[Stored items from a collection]
--------------------
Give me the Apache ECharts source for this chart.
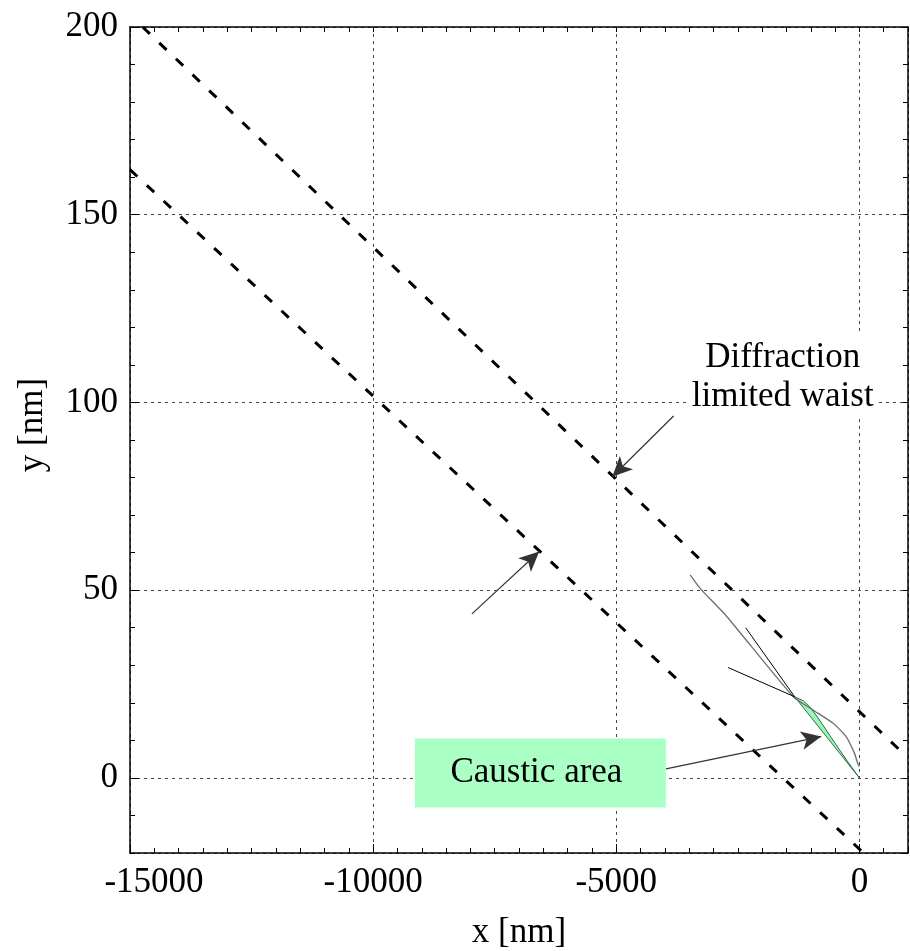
<!DOCTYPE html>
<html>
<head>
<meta charset="utf-8">
<script src="https://cdn.jsdelivr.net/npm/echarts@6/dist/echarts.min.js"></script>
<style>
  html, body { margin: 0; background: #fff; }
  #chart { width: 910px; height: 951px; }
</style>
</head>
<body>
<div id="chart"></div>
<script>
// axis ranges
const xRange = [-15000, 1000]
const yRange = [-20, 200]

// diffraction limited waist (two dashed lines), [x nm, y nm]
const upperWaist = [[-14740, 200], [1000, 5.3]]
const lowerWaist = [[-15000, 162], [1000, -31]]

// ray curves near the focus
const grayRay = [[-3479, 54.1], [-3275, 50.5], [-2728, 43.0], [-1365, 21.7], [-956, 18.1],
  [-546, 14.6], [-272, 11.0], [-102, 6.6], [-35, 3.9], [0, 3.0]]
const steepRay = [[-2339, 40.0], [-1330, 21.6]]
const flatRay = [[-2700, 29.4], [-1330, 21.6]]

// caustic sliver: right edge down to focus, then left edge back up
const causticRight = [[-1330, 21.6], [-1150, 20.5], [-1023, 19.0], [-850, 16.0], [-546, 10.1], [-250, 4.5], [0, 0]]
const causticLeft = [[0, 0], [-665, 10.8], [-1330, 21.6]]

// annotations
const causticLabelAt = [-6560, 1.3]
const waistLabelAt = [-1576, 106.8]
const arrowFrom = [[-3821, 96.4], [-7968, 43.7], [-3977, 2.4]]
const arrowTo = [[-5082, 80.2], [-6584, 60.3], [-784, 11.0]]

const FONT = 'Liberation Serif, Times New Roman, serif'
const textBase = { fontFamily: FONT, fontSize: 35, color: '#000' }

const chart = echarts.init(document.getElementById('chart'))

function tickAxis(position, range, interval, showLine) {
  return {
    type: 'value',
    position,
    min: range[0],
    max: range[1],
    interval,
    axisLine: { show: showLine, onZero: false, lineStyle: { color: '#000', width: 1.5 } },
    axisTick: { show: true, inside: true, length: 5, lineStyle: { color: '#000' } },
    axisLabel: { show: false },
    splitLine: { show: false }
  }
}

const option = {
  animation: false,
  backgroundColor: '#fff',
  grid: { left: 130, right: 2, top: 27, bottom: 98, outerBoundsMode: 'none', containLabel: false },
  xAxis: [
    {
      type: 'value',
      position: 'bottom',
      min: xRange[0],
      max: xRange[1],
      interval: 5000,
      name: 'x [nm]',
      nameLocation: 'middle',
      nameGap: 62,
      nameTextStyle: textBase,
      axisLine: { show: true, onZero: false, lineStyle: { color: '#000', width: 1.5 } },
      axisTick: { show: true, inside: true, length: 9, lineStyle: { color: '#000' } },
      axisLabel: {
        ...textBase,
        margin: 12,
        showMaxLabel: false,
        formatter: v => v === xRange[0] ? '{first|' + v + '}' : String(v),
        rich: { first: { ...textBase, padding: [0, 0, 0, 48] } }
      },
      splitLine: { show: true, lineStyle: { color: '#444', width: 1, type: [3, 4] } }
    },
    tickAxis('top', xRange, 500, true),
    tickAxis('bottom', xRange, 500, false)
  ],
  yAxis: [
    {
      type: 'value',
      position: 'left',
      min: yRange[0],
      max: yRange[1],
      splitNumber: 5,
      name: 'y [nm]',
      nameLocation: 'middle',
      nameGap: 80,
      nameTextStyle: { ...textBase, padding: [0, 0, 0, 30] },
      axisLine: { show: true, onZero: false, lineStyle: { color: '#000', width: 1.5 } },
      axisTick: { show: true, inside: true, length: 9, lineStyle: { color: '#000' } },
      axisLabel: { ...textBase, margin: 12, showMinLabel: false },
      splitLine: { show: true, lineStyle: { color: '#444', width: 1, type: [3, 4] } }
    },
    tickAxis('right', yRange, 10, true),
    tickAxis('left', yRange, 10, false)
  ],
  series: [
    {
      type: 'custom',
      xAxisIndex: 0,
      yAxisIndex: 0,
      silent: true,
      data: [causticRight[0]],
      renderItem: (params, api) => {
        const pts = causticRight.concat(causticLeft).map(p => api.coord(p))
        return {
          type: 'polygon',
          shape: { points: pts },
          style: { fill: '#9ef5b9', stroke: '#2d6e45', lineWidth: 1 }
        }
      }
    },
    {
      type: 'line', data: upperWaist, showSymbol: false, silent: true,
      lineStyle: { color: '#000', width: 3, type: [10, 13] }
    },
    {
      type: 'line', data: lowerWaist, showSymbol: false, silent: true,
      lineStyle: { color: '#000', width: 3, type: [10, 13] }
    },
    {
      type: 'line', data: grayRay, showSymbol: false, silent: true, smooth: 0.2,
      lineStyle: { color: '#6e6e6e', width: 1.3 }
    },
    {
      type: 'line', data: steepRay, showSymbol: false, silent: true,
      lineStyle: { color: '#000', width: 1 }
    },
    {
      type: 'line', data: flatRay, showSymbol: false, silent: true,
      lineStyle: { color: '#000', width: 1 }
    },
    {
      type: 'scatter',
      silent: true,
      z: 5,
      data: [causticLabelAt],
      symbol: 'rect',
      symbolSize: [251, 69],
      itemStyle: { color: '#aaffc4', opacity: 1 },
      label: { show: true, position: 'inside', offset: [-4, 0], formatter: 'Caustic area', ...textBase },
      markLine: {
        silent: true,
        symbol: ['none', 'arrow'],
        symbolSize: 18,
        label: { show: false },
        lineStyle: { color: '#333', width: 1.2, type: 'solid' },
        data: arrowFrom.map((p, i) => [
          { coord: p },
          { coord: arrowTo[i], symbol: 'arrow', symbolSize: [14, 20] }
        ])
      }
    },
    {
      type: 'scatter',
      silent: true,
      z: 5,
      data: [waistLabelAt],
      symbolSize: 1,
      itemStyle: { color: '#fff', opacity: 1 },
      label: {
        show: true,
        position: 'inside',
        formatter: 'Diffraction\nlimited waist',
        ...textBase,
        align: 'center',
        lineHeight: 39,
        backgroundColor: '#fff',
        padding: [3, 5]
      }
    }
  ]
}

chart.setOption(option)
</script>
</body>
</html>
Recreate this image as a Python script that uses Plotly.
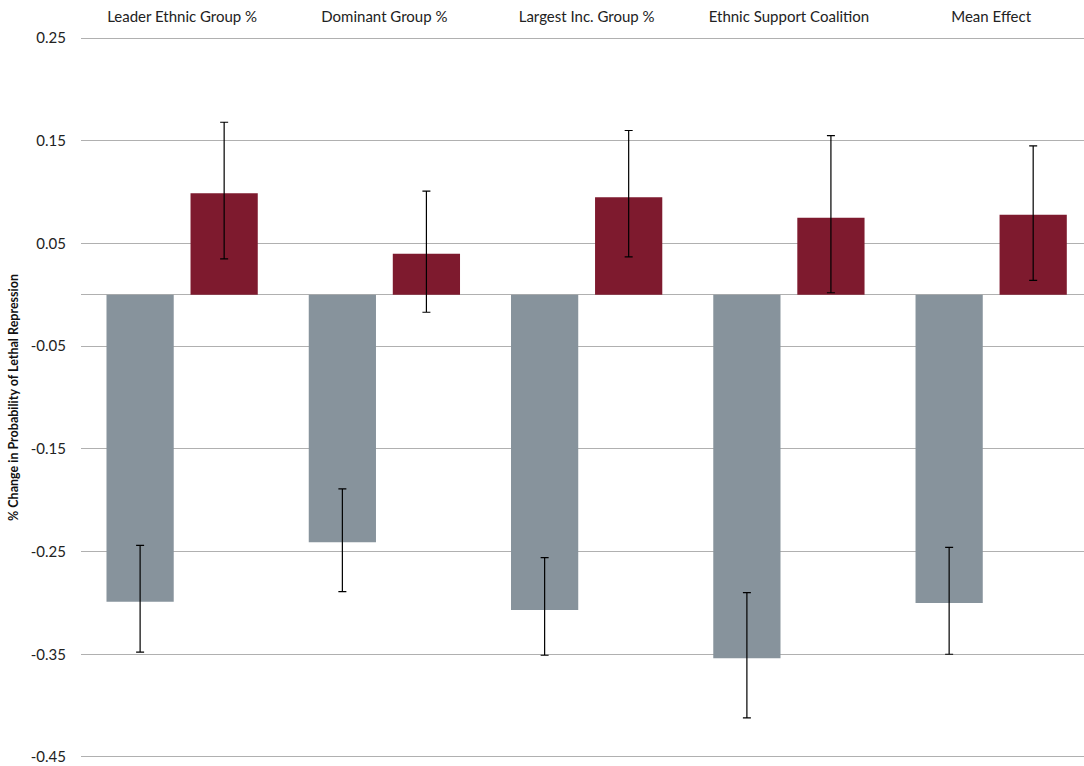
--------------------
Scan the data for the word "script" and copy every line where it shows up.

<script src="https://cdn.jsdelivr.net/npm/echarts@6/dist/echarts.min.js"></script>
<script>
</script>
Recreate this image as a Python script that uses Plotly.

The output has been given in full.